- TO BE DONE
In the listing below, find the line containing "Write the Altair code for this chart." and the line containing "import pandas as pd". Repeat exactly those two lines and every line between them, nothing more.

== SOURCE RECORDS ==

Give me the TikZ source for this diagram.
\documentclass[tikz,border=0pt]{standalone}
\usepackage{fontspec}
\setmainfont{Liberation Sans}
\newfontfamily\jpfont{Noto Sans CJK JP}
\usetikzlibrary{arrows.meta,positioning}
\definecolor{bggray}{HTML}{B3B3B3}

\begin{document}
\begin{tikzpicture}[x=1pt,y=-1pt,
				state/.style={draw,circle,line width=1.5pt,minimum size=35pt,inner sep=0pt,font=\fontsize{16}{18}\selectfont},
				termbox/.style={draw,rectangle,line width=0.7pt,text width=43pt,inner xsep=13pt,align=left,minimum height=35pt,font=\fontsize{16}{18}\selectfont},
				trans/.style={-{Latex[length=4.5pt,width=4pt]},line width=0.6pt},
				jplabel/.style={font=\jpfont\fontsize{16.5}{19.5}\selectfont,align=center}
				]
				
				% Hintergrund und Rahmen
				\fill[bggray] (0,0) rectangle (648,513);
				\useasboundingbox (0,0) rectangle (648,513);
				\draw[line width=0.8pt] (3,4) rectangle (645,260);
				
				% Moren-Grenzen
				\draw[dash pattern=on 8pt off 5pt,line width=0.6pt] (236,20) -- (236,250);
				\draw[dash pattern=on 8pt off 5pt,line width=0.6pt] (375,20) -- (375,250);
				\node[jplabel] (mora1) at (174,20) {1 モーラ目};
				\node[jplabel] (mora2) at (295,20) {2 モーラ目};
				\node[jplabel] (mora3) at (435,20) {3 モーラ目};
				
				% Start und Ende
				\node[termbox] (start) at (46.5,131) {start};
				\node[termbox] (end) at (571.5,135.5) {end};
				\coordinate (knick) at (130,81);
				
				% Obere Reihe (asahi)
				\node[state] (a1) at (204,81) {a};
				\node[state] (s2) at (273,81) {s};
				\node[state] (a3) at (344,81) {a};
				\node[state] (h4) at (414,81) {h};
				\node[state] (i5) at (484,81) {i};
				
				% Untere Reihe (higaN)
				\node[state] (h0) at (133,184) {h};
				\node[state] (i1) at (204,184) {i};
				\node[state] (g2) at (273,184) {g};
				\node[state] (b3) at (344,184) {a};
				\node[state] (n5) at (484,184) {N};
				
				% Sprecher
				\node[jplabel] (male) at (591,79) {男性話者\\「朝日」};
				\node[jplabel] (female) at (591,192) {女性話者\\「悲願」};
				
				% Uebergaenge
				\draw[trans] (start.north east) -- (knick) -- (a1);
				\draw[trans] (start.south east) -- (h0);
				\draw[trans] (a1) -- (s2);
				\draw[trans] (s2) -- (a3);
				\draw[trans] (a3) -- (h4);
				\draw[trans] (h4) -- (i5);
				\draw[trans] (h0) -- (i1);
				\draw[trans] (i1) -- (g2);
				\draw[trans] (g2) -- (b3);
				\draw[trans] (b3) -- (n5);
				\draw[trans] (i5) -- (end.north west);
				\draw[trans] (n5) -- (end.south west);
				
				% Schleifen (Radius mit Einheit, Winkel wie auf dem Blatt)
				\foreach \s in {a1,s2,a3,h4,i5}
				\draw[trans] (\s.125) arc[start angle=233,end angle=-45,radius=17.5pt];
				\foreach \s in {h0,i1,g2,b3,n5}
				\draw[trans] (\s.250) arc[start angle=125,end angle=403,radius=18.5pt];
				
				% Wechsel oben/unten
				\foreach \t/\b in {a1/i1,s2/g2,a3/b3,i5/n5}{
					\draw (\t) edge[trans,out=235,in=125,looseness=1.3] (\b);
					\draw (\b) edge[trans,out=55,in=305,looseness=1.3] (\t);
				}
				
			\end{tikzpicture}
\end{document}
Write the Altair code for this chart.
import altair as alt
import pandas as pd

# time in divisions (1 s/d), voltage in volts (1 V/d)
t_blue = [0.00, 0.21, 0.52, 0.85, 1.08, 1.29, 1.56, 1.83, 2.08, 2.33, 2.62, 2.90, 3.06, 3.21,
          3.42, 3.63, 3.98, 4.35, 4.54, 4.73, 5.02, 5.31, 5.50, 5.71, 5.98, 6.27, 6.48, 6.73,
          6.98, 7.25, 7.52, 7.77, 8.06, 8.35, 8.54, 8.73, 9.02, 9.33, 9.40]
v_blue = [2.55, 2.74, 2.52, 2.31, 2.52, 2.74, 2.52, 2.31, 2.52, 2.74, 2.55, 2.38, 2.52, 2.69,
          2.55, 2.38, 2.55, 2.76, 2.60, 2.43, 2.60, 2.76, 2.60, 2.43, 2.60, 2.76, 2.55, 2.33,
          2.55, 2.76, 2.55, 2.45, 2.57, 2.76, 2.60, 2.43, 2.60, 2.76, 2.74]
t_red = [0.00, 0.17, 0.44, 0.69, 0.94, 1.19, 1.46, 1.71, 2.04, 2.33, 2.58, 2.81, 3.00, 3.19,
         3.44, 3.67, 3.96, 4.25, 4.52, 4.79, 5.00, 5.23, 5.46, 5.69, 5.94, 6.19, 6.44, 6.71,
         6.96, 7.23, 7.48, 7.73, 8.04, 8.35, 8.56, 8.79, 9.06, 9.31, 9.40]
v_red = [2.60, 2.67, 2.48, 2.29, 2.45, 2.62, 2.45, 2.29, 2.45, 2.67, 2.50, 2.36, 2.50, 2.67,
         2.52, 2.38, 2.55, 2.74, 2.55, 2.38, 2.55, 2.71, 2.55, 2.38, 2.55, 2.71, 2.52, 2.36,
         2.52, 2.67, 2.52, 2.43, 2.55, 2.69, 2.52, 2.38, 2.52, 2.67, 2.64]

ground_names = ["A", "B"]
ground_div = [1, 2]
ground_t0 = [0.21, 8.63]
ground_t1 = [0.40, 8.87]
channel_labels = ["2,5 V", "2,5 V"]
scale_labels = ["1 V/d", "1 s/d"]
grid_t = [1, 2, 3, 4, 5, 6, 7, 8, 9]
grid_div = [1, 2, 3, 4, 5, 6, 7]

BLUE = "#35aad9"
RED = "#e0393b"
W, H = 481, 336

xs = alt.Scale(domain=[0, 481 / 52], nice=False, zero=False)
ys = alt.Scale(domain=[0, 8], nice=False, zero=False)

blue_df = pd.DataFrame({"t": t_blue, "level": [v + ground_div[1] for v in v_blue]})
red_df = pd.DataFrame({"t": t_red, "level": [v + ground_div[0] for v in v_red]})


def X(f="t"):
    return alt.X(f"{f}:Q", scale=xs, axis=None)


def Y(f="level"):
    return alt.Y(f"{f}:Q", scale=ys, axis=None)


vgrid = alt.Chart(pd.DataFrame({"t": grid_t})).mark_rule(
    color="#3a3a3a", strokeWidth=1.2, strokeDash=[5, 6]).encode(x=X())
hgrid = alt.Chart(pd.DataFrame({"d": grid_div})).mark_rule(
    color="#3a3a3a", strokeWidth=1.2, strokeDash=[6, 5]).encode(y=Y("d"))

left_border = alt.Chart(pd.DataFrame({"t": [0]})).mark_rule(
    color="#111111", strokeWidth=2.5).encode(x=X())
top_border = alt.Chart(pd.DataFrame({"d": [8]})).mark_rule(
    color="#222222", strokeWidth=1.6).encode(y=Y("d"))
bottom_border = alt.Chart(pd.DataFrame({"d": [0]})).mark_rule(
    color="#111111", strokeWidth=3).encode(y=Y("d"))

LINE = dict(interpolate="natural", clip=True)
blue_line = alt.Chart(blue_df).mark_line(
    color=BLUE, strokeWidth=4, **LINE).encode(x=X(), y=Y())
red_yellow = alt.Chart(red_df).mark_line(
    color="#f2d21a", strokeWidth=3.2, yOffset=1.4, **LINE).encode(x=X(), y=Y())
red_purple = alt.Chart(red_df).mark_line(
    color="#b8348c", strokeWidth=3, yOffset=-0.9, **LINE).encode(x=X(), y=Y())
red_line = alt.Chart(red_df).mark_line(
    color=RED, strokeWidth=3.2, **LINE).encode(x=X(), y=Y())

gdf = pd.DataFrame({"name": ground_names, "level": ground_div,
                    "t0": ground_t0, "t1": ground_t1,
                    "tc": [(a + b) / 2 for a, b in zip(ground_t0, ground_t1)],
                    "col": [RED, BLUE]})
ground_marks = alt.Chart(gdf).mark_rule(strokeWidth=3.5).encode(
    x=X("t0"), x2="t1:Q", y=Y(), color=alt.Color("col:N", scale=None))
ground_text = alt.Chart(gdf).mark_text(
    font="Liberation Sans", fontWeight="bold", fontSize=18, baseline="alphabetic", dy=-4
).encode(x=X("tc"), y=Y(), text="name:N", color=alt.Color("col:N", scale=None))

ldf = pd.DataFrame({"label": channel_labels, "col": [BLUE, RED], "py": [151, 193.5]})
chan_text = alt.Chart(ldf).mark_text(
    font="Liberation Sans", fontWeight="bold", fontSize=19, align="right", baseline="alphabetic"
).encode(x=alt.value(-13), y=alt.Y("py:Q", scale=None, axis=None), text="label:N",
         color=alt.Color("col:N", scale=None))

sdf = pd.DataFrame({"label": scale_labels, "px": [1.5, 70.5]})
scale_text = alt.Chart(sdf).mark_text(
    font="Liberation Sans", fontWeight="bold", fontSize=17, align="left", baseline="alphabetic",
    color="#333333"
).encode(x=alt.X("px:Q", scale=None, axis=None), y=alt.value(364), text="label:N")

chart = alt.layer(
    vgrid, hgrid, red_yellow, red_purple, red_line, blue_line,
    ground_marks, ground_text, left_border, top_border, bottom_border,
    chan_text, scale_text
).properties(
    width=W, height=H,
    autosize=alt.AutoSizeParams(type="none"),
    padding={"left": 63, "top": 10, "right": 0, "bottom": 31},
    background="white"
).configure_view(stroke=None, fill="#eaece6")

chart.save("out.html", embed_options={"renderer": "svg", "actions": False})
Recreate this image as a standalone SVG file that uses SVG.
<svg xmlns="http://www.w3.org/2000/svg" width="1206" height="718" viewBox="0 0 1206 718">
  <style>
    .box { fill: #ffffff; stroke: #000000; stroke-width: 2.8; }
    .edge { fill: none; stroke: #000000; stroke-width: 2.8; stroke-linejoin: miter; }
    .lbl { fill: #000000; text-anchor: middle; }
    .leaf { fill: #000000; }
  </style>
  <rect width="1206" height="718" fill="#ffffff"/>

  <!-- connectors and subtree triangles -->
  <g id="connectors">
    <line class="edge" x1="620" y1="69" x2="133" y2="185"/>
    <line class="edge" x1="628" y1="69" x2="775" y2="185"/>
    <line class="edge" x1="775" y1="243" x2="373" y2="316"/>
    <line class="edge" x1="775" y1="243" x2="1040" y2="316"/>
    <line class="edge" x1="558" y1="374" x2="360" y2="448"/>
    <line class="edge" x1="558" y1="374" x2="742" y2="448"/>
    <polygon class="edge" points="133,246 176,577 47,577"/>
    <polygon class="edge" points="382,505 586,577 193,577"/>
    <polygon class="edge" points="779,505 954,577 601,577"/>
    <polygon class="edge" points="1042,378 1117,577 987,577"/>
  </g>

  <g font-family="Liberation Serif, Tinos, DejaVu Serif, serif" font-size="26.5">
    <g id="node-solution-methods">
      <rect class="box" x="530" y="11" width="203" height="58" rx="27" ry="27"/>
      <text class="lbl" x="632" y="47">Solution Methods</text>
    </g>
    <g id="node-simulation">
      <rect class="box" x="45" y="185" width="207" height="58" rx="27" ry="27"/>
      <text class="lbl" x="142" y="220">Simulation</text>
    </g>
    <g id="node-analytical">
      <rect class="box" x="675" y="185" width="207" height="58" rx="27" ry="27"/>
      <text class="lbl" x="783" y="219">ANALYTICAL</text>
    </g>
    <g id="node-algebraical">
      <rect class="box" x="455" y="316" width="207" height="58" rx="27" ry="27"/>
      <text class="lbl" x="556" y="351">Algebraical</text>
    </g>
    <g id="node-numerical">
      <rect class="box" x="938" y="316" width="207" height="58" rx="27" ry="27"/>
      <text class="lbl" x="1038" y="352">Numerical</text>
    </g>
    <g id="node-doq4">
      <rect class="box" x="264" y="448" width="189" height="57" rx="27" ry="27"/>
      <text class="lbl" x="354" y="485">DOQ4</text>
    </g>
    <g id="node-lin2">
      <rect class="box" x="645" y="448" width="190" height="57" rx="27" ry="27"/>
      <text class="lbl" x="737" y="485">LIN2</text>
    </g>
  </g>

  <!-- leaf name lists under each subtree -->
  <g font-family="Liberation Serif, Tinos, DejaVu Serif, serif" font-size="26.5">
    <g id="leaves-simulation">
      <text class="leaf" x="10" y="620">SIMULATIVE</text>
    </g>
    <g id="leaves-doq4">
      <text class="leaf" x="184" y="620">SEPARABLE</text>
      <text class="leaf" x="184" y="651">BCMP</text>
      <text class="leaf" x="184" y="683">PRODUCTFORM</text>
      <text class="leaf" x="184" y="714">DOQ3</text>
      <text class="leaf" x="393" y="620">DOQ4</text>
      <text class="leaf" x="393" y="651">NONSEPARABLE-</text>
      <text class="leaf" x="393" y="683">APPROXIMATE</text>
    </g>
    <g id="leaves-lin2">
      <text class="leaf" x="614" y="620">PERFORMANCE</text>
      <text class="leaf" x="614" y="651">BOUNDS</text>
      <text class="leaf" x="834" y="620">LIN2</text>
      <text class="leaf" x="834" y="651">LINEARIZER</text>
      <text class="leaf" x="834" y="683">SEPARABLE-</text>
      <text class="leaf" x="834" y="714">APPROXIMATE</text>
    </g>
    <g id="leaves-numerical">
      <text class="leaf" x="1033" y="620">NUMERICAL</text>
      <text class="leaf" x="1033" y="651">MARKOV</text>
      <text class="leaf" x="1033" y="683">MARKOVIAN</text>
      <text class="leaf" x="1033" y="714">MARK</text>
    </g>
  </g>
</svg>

===

- WRITTEN RESPONSE
Write the Altair code for this chart.
import altair as alt
import pandas as pd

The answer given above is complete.